Sizing of conventional clarifiers is derived from Stokes' Law for gravity settling of solids either as solid particles or immiscible liquid drops in a liquid phase. In some clarification applications, such as American Petroleum Institute (API) separators for treating water for environmental discharges, performance requirements based on Stokes' Law are reflected in regulations. However, many parameters that affect the settling behaviours cannot be adequately predicted in advance particularly, when coalescence, flocculation or other sedimentation enhancement processes are involved. Where coalescence, flocculation or other sedimentation enhancement processes occur naturally or artificially, settling tests are conducted that cover the expected operating envelope for the settling vessel. This includes the use of chemical additives, mixing or other techniques known to affect settler performance. Generally, the testing involves static jar settling tests to determine the bulk settling rate and involves mixing the feed and allowing the mixed feed stream to settle over time. Perry's Chemical Engineers Handbook 6th Edition outlines on pages 19-53 basic sedimentation test procedures available. Frequently the settling occurs in fluids that are relatively opaque and optical systems are employed in the testing.
Conversion of settling rates obtained from static test data by published design procedures tend to scale a clarifier for only 50% of the observed settling rate. Examples of such published procedures may be found in references such as Mineral Processing Plant Design, Practice And Control Proceedings: Andrew Mular, Doug Halbe, Derek Barratt SME 2002, or Perry's Chemical Engineers Handbook, 6th Edition, page 19-54. The scaling for 50% of the observed settling rate establishes the required settling area for the clarifier, and therefore the vessel diameter for cylindrical vessels such as settlers. The vessel diameter is proportionally related to the wall thickness required to contain the pressure of the vessel contents.
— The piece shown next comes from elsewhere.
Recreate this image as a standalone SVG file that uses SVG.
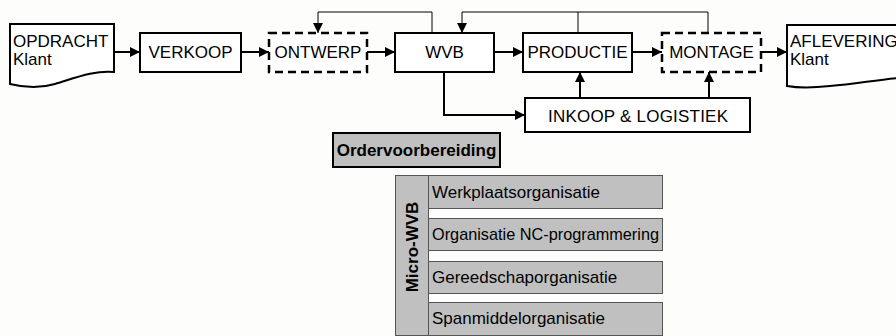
<svg xmlns="http://www.w3.org/2000/svg" width="896" height="336" viewBox="0 0 896 336">
<defs>
<marker id="ah" viewBox="0 0 10 10" refX="10" refY="5" markerWidth="5" markerHeight="5" orient="auto" markerUnits="strokeWidth">
<path d="M0,0 L10,5 L0,10 Z" fill="#000"/>
</marker>
<marker id="ahs" viewBox="0 0 10 10" refX="10" refY="5" markerWidth="10" markerHeight="10" orient="auto" markerUnits="strokeWidth">
<path d="M0,0 L10,5 L0,10 Z" fill="#000"/>
</marker>
</defs>
<style>
.box{fill:#fff;stroke:#000;stroke-width:2}
.dash{fill:#fff;stroke:#000;stroke-width:2.5;stroke-dasharray:8,5}
.gray{fill:#c0c0c0;stroke:#000;stroke-width:2}
.row{fill:#c0c0c0;stroke:#555;stroke-width:1}
.t{font-family:"Liberation Sans",Arial,sans-serif;font-size:17px;fill:#000}
.b{font-weight:bold}
.c{text-anchor:middle}
.thick{fill:none;stroke:#000;stroke-width:2;marker-end:url(#ah)}
.thin{fill:none;stroke:#000;stroke-width:1}
.thina{fill:none;stroke:#000;stroke-width:1;marker-end:url(#ahs)}
</style>
<rect width="896" height="336" fill="#fdfdfc"/>
<g id="connectors">
<path class="thick" d="M114,52 H140"/>
<path class="thick" d="M241,52 H269"/>
<path class="thick" d="M367,52 H395"/>
<path class="thick" d="M494,52 H523"/>
<path class="thick" d="M632,52 H662"/>
<path class="thick" d="M761,52 H787"/>
<path class="thina" d="M432,33 V12 H318 V33"/>
<path class="thin" d="M578,33 V12"/>
<path class="thina" d="M708,33 V12 H462 V33"/>
<path class="thick" d="M444,72 V115 H525"/>
<path class="thick" d="M580,98 V72"/>
<path class="thick" d="M709,98 V72"/>
</g>
<g id="opdracht">
<path class="box" d="M10,24 H114 V72 C95,70 75,78 55,84 C38,89 22,87 10,84 Z"/>
<text class="t" x="13" y="47">OPDRACHT</text>
<text class="t" x="13" y="65">Klant</text>
</g>
<g id="verkoop">
<rect class="box" x="140" y="33" width="101" height="39"/>
<text class="t c" x="190.5" y="58">VERKOOP</text>
</g>
<g id="ontwerp">
<rect class="dash" x="269" y="33" width="98" height="39"/>
<text class="t c" x="318" y="58">ONTWERP</text>
</g>
<g id="wvb">
<rect class="box" x="395" y="33" width="99" height="39"/>
<text class="t c" x="444.5" y="58">WVB</text>
</g>
<g id="productie">
<rect class="box" x="523" y="33" width="109" height="39"/>
<text class="t c" x="577.5" y="58">PRODUCTIE</text>
</g>
<g id="montage">
<rect class="dash" x="662" y="33" width="99" height="39"/>
<text class="t c" x="711.5" y="58">MONTAGE</text>
</g>
<g id="aflevering">
<path class="box" d="M787,25 H898 V78 C875,80 855,84 830,86 C812,88 798,88 787,86 Z"/>
<text class="t" x="790" y="47">AFLEVERING</text>
<text class="t" x="790" y="65">Klant</text>
</g>
<g id="inkoop">
<rect class="box" x="525" y="98" width="225" height="34"/>
<text class="t c" x="638" y="122" textLength="180">INKOOP &amp; LOGISTIEK</text>
</g>
<g id="ordervoorbereiding">
<rect class="gray" x="333" y="133" width="167" height="34"/>
<text class="t b c" x="416.5" y="156">Ordervoorbereiding</text>
</g>
<g id="micro-wvb">
<rect class="row" x="395.5" y="175.5" width="33" height="160"/>
<text class="t b c" transform="translate(418,247) rotate(-90)">Micro-WVB</text>
</g>
<g id="werkplaatsorganisatie">
<rect class="row" x="428.5" y="175.5" width="234" height="33"/>
<text class="t" x="432" y="198">Werkplaatsorganisatie</text>
</g>
<g id="nc-programmering">
<rect class="row" x="428.5" y="218.5" width="234" height="32"/>
<text class="t" x="432" y="240" textLength="227" lengthAdjust="spacingAndGlyphs">Organisatie NC-programmering</text>
</g>
<g id="gereedschaporganisatie">
<rect class="row" x="428.5" y="261.5" width="234" height="32"/>
<text class="t" x="432" y="283">Gereedschaporganisatie</text>
</g>
<g id="spanmiddelorganisatie">
<rect class="row" x="428.5" y="302.5" width="234" height="33"/>
<text class="t" x="432" y="324">Spanmiddelorganisatie</text>
</g>
</svg>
The settling test also provides static detention times to achieve the separation which represents the volume required in the clarifier above the interface to achieve the overflow quality. To account for turbulence and non-uniform flow, practitioners apply a detention factor when setting the height between the interface and the overflow such as disclosed in FIG. 19-71 of Perry's Chemical Engineering Handbook 6th Edition where detention factors range from 60% to 25%. For froth settling vessels, static detention times in conjunction with applied detention factors result in a diameter to depth ratio of 1:1. This volume is directly related to the weight of the vessel which affects the structural support and foundation requirements for the vessel. The larger the size of the vessel as influenced by design factors, the greater the vessel cost. Limiting the size of the vessel by reducing the height may be accomplished by making the cone angle on the vessel bottom relatively low (up to 10 degrees to horizontal). Rakes or similar scraping devices are used in such vessels to aid transport of solids on the low cone angle to a centre discharge.
The fact that current settler vessel design techniques apply design factors for both settling rates and detention times which tend to increase the size of the vessel and significantly increase the cost of the vessels is well known to the applicant.